On the London underground last week, my 9-year old pointed to an ad featuring a newborn baby.
‘What’s that, mummy?’ she asked.
‘It’s an appeal for people to donate £3 to help buy thermal blankets for Syrian refugees,’ I answered, and my daughter nodded.
‘We’ve talked about the refugee crisis in school,’ she said. ‘Can we make a donation, please?’
OK,’ I said.
‘But we’ll need to give more than £3 if we’re going to help children and babies like him,’ she said and pointed again to the infant in the ad.
So that’s what we did.Admittedly, my daughter lives a relatively sheltered, privileged life in North London and doesn’t fully comprehend the realities of war, but she is becoming increasingly conscious of the world outside, and better yet, she gives a damn.
She subscribes to First News, a weekly children’s newspaper that mixes serious articles about global affairs with more light hearted pieces about books, films, etc. The first thing my daughter says when she arrives home from school on a Friday afternoon is,
‘Where’s my newspaper?’
Soon enough she’ll disappear upstairs to her room with First News tucked under her arm, and that’s the last we see of her before dinner.
Since I’m a self-confessed news junkie and can’t bear the thought of not having a newspaper delivered to my doorstep every morning, I’m ever so pleased that my first-born appears to be taking after me.
Recently she came into my office and said, ‘I want to do something to help other children, mummy, but I don’t know what I can do.’
I suggested she put her creative talents to good use. After all, she loves writing, drawing, sewing and making things.
She didn’t look very convinced by my suggestion and later came to tell me that she’d decided to sell the toys, books and clothes she no longer wants and donate the proceeds to a children’s charity.

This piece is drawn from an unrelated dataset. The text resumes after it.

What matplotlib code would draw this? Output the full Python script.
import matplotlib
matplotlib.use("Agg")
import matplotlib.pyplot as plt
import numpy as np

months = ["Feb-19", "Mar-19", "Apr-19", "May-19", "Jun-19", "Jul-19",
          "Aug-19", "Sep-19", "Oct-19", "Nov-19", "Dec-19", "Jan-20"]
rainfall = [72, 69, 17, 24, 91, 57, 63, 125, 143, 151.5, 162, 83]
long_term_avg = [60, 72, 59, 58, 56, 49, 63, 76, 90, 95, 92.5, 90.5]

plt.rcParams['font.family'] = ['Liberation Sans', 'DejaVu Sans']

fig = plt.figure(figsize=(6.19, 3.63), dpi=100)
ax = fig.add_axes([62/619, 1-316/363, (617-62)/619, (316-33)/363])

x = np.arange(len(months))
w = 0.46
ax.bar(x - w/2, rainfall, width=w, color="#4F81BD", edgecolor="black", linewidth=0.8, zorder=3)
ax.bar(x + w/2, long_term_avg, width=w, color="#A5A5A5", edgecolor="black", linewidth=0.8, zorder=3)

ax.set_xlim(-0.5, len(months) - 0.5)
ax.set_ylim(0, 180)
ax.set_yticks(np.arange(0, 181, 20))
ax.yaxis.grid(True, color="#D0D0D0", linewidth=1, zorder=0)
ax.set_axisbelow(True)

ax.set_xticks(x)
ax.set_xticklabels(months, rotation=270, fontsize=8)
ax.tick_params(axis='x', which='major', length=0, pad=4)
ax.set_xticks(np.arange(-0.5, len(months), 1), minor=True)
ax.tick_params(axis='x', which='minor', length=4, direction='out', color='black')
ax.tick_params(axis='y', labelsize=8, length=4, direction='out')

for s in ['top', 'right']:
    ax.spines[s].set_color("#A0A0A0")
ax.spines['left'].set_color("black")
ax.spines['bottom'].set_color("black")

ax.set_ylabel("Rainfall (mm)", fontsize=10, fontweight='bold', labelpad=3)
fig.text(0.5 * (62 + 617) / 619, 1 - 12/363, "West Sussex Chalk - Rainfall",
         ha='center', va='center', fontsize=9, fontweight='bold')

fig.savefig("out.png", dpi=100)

I’ve no doubt she’ll put her plan into action, and she’s even solicited further support for her idea from a couple of friends who’ve agreed to join her fundraising drive.
As a mother, my first instinct is to protect my children, of course, but I also realise that I don’t do them any favours by completely sheltering them from the political, social and environmental realities of the world. That’s why I think First News is so great; it’s informative as well as digestible for a 9-year old.

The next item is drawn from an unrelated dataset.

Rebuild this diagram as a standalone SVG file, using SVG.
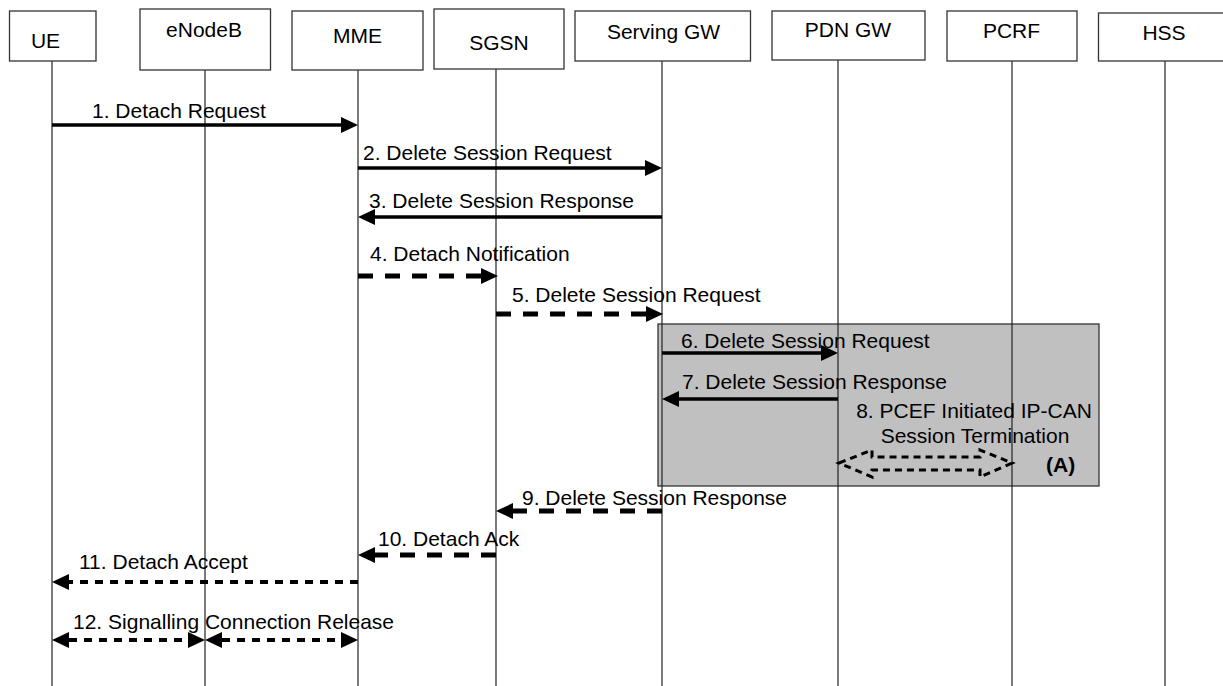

Whilst no such newspaper was available when I was little, I credit my grandparents especially with instilling a social consciousness in me from an early age, and I’m adamant that my children, in turn, develop a strong sense of social responsibility as they grow up.
Admittedly, I was somewhat of an idealist in my youth, but gradually became more cynical, a quality erroneously interpreted as a sign of maturity.

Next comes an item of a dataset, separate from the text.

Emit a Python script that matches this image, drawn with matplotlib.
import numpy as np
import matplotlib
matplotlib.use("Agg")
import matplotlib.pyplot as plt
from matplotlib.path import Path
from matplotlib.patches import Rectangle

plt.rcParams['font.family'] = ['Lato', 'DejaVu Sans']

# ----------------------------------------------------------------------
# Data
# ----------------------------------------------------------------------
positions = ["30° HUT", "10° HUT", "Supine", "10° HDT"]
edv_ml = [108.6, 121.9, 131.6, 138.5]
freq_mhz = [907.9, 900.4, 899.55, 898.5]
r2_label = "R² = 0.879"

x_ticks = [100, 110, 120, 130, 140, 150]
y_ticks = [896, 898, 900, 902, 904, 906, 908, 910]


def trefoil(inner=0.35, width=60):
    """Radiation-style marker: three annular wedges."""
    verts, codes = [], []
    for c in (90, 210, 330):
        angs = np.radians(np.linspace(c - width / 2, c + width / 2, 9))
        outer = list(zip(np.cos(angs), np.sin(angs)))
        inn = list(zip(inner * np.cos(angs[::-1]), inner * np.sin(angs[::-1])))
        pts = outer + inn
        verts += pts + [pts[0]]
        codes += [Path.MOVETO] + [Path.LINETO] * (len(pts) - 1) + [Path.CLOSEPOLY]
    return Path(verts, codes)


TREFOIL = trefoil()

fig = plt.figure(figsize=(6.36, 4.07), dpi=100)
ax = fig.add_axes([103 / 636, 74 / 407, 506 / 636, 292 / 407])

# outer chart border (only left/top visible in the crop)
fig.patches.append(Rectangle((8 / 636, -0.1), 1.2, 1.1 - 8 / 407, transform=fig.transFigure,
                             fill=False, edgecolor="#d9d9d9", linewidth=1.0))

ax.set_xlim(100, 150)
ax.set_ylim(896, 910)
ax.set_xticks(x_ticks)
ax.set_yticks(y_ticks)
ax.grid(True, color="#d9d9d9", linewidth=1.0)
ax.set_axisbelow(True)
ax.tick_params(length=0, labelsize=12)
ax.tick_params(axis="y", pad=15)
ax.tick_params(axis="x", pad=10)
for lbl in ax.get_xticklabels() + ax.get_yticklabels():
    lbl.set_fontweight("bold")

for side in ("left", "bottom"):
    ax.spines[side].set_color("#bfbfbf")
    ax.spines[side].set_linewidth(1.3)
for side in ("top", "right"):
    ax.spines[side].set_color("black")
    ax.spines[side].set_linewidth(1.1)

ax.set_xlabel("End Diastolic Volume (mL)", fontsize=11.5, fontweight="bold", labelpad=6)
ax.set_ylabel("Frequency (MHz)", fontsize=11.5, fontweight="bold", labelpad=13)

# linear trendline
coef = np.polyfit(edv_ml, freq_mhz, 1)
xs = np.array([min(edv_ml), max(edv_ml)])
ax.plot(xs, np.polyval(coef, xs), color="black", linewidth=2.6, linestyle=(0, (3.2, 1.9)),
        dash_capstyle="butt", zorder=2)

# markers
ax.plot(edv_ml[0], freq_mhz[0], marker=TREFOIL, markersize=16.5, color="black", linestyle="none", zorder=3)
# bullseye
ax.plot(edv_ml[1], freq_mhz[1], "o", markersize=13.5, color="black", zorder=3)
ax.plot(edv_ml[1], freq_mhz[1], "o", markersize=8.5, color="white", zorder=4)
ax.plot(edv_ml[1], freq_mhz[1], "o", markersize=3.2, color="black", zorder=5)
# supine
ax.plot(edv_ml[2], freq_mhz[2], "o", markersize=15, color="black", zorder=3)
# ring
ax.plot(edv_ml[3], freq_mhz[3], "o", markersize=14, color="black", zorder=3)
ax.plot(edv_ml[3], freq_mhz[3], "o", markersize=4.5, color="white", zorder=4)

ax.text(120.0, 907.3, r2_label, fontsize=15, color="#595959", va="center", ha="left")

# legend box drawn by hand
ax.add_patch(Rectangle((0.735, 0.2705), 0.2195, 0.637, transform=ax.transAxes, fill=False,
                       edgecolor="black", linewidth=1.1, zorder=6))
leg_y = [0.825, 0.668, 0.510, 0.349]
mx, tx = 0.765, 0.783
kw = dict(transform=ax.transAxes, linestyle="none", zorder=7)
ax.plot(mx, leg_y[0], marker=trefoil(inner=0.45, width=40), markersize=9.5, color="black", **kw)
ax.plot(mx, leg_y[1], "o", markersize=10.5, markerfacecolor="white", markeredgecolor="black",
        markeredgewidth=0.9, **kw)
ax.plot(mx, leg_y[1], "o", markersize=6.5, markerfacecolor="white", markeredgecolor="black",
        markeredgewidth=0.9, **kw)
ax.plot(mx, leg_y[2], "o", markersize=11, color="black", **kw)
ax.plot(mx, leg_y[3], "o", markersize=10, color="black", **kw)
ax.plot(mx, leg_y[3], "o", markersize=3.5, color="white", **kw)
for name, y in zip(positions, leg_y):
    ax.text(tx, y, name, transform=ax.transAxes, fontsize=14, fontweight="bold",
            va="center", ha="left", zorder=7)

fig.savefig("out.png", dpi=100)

Oscar Arias, formerly President of Costa Rica and recipient of the Nobel Peace Prize in 1987 for his peacemaking efforts in Central America, said in a speech in1997,
‘The 20th century has been marked by cynicism, selfishness, greed, and the desire to please, all without changing the status quo. In the 21st century, we must resurrect solidarity, and compassion.’
Unfortunately, it seems the 21st century has carried on pretty much the same as its predecessor; cynicism, selfishness and greed are just as present today as it was twenty years ago.
Despite the gloomy state of the world in 2016, it’s heartening to find that solidarity and compassion haven’t completely died out. As European governments continue to argue about the destiny of thousands of Syrian refugees knocking on Europe’s door, civic initiatives have sprung up determined to help refugees desperate to escape war and destruction.
There are those who say there’s nothing they can do to change things because the world is either controlled by a conspiracy to keep us all down and out or because nothing will help because the power lies squarely with selfish and corrupt politicians. My response to them is: there’s always something we can do.
And, as my daughter tells me, no matter how small the deed, doing something good for others always makes a difference.